Immediately, the "overheating" indicator got worse. WAY worse. Past halfway between the N and H! So we shot the temperature again with the infrared.

The gauge LIES! Actual temp on the LH side was 175 and RH side 185. This is normal operating temp, NOT overheating. We then shot the sender with the infrared beam. 185F. So it seems I have a gauge / sender issue, not an overheating issue.

Now as for this:

In the upper corners of the cluster there are two little semi-square plugs or covers that can be popped out. Behind them are two cluster mounting screws to remove

Around the edge of the cluster is a flimsy, 2-piece finishing strip. One screw at the top and one or two screws at the left and right lower parts. Remove the screws and the finishing strip

I think you can now wriggle the cluster outward from the instrument panel but there just might be two more lower mounting screws, so be careful

The cluster will only come out a couple inches leaving little room to reach your hand behind to release the two wiring harness connectors. You feel the press-down-to-release tab on each one.

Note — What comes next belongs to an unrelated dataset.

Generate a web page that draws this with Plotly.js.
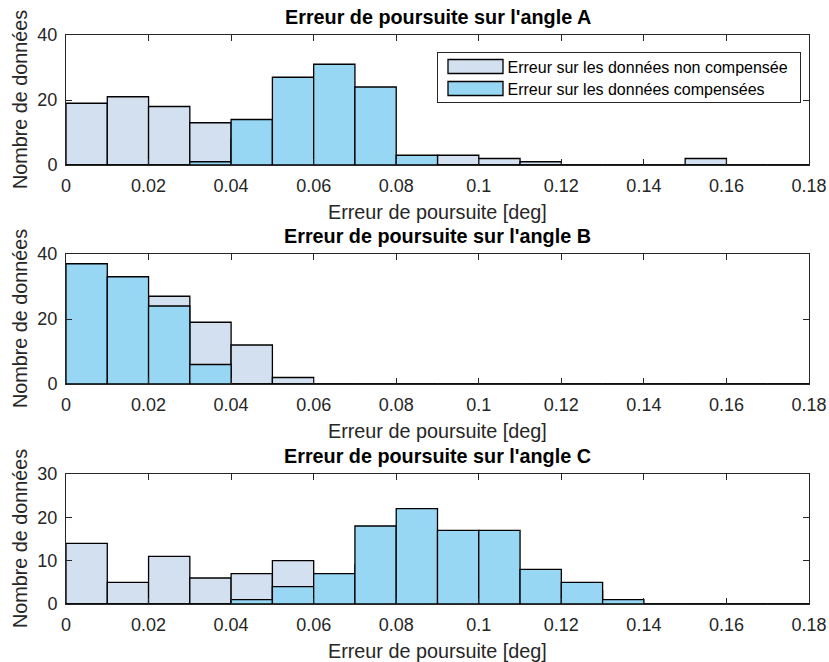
<!DOCTYPE html>
<html><head><meta charset="utf-8">
<script src="https://cdn.plot.ly/plotly-3.0.1.min.js"></script>
<style>body{margin:0;padding:0;background:#fff}#chart{width:829px;height:662px}</style>
</head><body><div id="chart"></div>
<script>
// Bin edges 0:0.01:0.18 -> bin centres
const binCenters = [0.005,0.015,0.025,0.035,0.045,0.055,0.065,0.075,0.085,0.095,0.105,0.115,0.125,0.135,0.145,0.155,0.165,0.175];
const binWidth = 0.01;

// Angle A
const nonCompA = [19,21,18,13,8,6,4,2,1,3,2,1,0,0,0,2,0,0];
const compA    = [0,0,0,1,14,27,31,24,3,0,0,0,0,0,0,0,0,0];
// Angle B
const nonCompB = [20,20,27,19,12,2,0,0,0,0,0,0,0,0,0,0,0,0];
const compB    = [37,33,24,6,0,0,0,0,0,0,0,0,0,0,0,0,0,0];
// Angle C
const nonCompC = [14,5,11,6,7,10,6,9,10,7,7,5,3,0,0,0,0,0];
const compC    = [0,0,0,0,1,4,7,18,22,17,17,8,5,1,0,0,0,0];

const titles = ["Erreur de poursuite sur l'angle A","Erreur de poursuite sur l'angle B","Erreur de poursuite sur l'angle C"];
const yMax = [40,40,30];
const yTicks = [[0,20,40],[0,20,40],[0,10,20,30]];
const xTicks = [0,0.02,0.04,0.06,0.08,0.1,0.12,0.14,0.16,0.18];
const xTickText = ['0','0.02','0.04','0.06','0.08','0.1','0.12','0.14','0.16','0.18'];
const nameNon = 'Erreur sur les données non compensée';
const nameComp = 'Erreur sur les données compensées';
const xLabel = 'Erreur de poursuite [deg]';
const yLabel = 'Nombre de données';

const H = 662;
const colNon = '#d2e0ef';
const colComp = '#97d7f3';
const axCol = '#262626';
// pixel boxes for plot areas (top, bottom)
const boxes = [[35,165],[254,384],[474,604]];

const nonData = [nonCompA,nonCompB,nonCompC];
const compData = [compA,compB,compC];

const traces = [];
const layout = {
  width:829, height:662,
  margin:{l:66,r:20,t:0,b:0},
  paper_bgcolor:'#fff', plot_bgcolor:'#fff',
  barmode:'overlay', bargap:0,
  font:{family:'Liberation Sans, Arial, sans-serif', size:18, color:axCol},
  showlegend:true,
  legend:{x:(437-66)/743, y:1-52/H, xanchor:'left', yanchor:'top',
    bgcolor:'#fff', bordercolor:'#262626', borderwidth:1,
    font:{size:16,color:'#000'}, tracegroupgap:0},
  annotations:[]
};

for (let i=0;i<3;i++){
  const xa = i===0?'x':'x'+(i+1);
  const ya = i===0?'y':'y'+(i+1);
  traces.push({type:'bar', x:binCenters, y:nonData[i], width:binWidth, xaxis:xa, yaxis:ya,
    name:nameNon, showlegend:i===0, legendgroup:'non',
    marker:{color:colNon, line:{color:'#000', width:1.3}}, hoverinfo:'x+y'});
  traces.push({type:'bar', x:binCenters, y:compData[i], width:binWidth, xaxis:xa, yaxis:ya,
    name:nameComp, showlegend:i===0, legendgroup:'comp',
    marker:{color:colComp, line:{color:'#000', width:1.3}}, hoverinfo:'x+y'});
  const [t,b] = boxes[i];
  const axisCommon = {showline:true, linecolor:axCol, linewidth:1, mirror:'ticks',
    ticks:'inside', ticklen:6, tickcolor:axCol, showgrid:false, zeroline:false,
    tickfont:{size:18,color:axCol}, automargin:false, ticklabelstandoff:4};
  layout[i===0?'xaxis':'xaxis'+(i+1)] = Object.assign({}, axisCommon, {
    anchor:ya, domain:[0,1], range:[0,0.18], tickvals:xTicks, ticktext:xTickText});
  layout[i===0?'yaxis':'yaxis'+(i+1)] = Object.assign({}, axisCommon, {
    anchor:xa, domain:[1-b/H, 1-t/H], range:[0,yMax[i]], tickvals:yTicks[i]});
  // subplot title
  layout.annotations.push({xref:'paper', yref:'paper', x:0.5, y:1-(t-18)/H,
    xanchor:'center', yanchor:'middle', showarrow:false,
    text:'<b>'+titles[i]+'</b>', font:{size:19.8,color:'#000'}});
  // x axis title
  layout.annotations.push({xref:'paper', yref:'paper', x:0.5, y:1-(b+47)/H,
    xanchor:'center', yanchor:'middle', showarrow:false,
    text:xLabel, font:{size:19.8,color:axCol}});
  // y axis title
  layout.annotations.push({xref:'paper', yref:'paper', x:-46/743, y:1-((t+b)/2)/H,
    xanchor:'center', yanchor:'middle', showarrow:false, textangle:-90,
    text:yLabel, font:{size:19.8,color:axCol}});
}

function getT(el){
  const t = el.getAttribute('transform') || '';
  const m = /translate\(\s*([-\d.e]+)[ ,]+([-\d.e]+)/.exec(t);
  return m ? [+m[1], +m[2]] : [0,0];
}
function setT(el,x,y){ el.setAttribute('transform','translate('+x+','+y+')'); }

Plotly.newPlot('chart', traces, layout, {displayModeBar:false, staticPlot:true}).then(function(gd){
  // MATLAB-like legend: wide rectangular swatches, tighter rows
  const leg = gd.querySelector('.legend');
  if (!leg) return;
  leg.querySelectorAll('[clip-path]').forEach(e => e.removeAttribute('clip-path'));
  const bg = leg.querySelector('rect.bg');
  const r0 = bg.getBoundingClientRect();
  const L = r0.left, T = r0.top;
  const items = leg.querySelectorAll('g.traces');
  let maxRight = 0;
  items.forEach(function(item,k){
    const pts = item.querySelector('.legendpoints');
    const path = pts ? pts.querySelector('path') : null;
    if (path){
      path.setAttribute('d','M-27.5,-7H27.5V7H-27.5Z');
      path.removeAttribute('transform');
      setT(pts,0,0);
      const pr = path.getBoundingClientRect();
      const cx = (pr.left+pr.right)/2, cy = (pr.top+pr.bottom)/2;
      const [ix,iy] = getT(item);
      setT(item, ix, iy + (T + 14 + 22*k - cy));
      setT(pts, (L + 38) - cx, 0);
    }
    const txt = item.querySelector('text.legendtext');
    if (txt){
      const tr = txt.getBoundingClientRect();
      const x0 = parseFloat(txt.getAttribute('x')||'0');
      txt.setAttribute('x', x0 + (L + 70 - tr.left));
      maxRight = Math.max(maxRight, txt.getBoundingClientRect().right);
    }
    const tg = item.querySelector('rect.legendtoggle');
    if (tg) tg.remove();
  });
  bg.setAttribute('width', Math.round(maxRight - L + 13));
  bg.setAttribute('height', 50);
});
</script></body></html>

With the cluster out you'll see the flexible (and fragile!) printed circuit. One at a time remove the contact nuts (and bulb holders, too) to clean the contact points. Be gentle.

The cluster has a horizontal metal bar....can't remember if it's at the top or bottom. Attach a ground wire and run it to a known-good ground under the dashboard

This is a good time to clean the panel bulbs and replace any that are burned out.
Performed all this, and more, the week after Christmas. Additionally, after cleaning the metal bar (it's at the top) we cleaned and used Pro-Gold G100L on all the connections, and tested every single bulb. Everything on the instrument cluster, with the exception of the proven-errant temp gauge, works fine. The only thing it lacks to your description is that extra ground wire.

I'm hesitant to remove the cluster again, because the printed trace ends have come loose, and some of them are literally waving in the breeze when the plugs are removed. It was a surgical operation to get them all straight and plugged in correctly when putting the cluster back in.

So back to the sleuthing...Ian has offered to get me a "real" Jaguar temp sender and install it FOC...so that's the next place we're going.

Less resistance = higher temp reading....More resistance = lower temp reading..... Does this not exonerate a potential grounding issue? Because if the ground was marginal, the gauge would "see" more resistance....or am I wrong?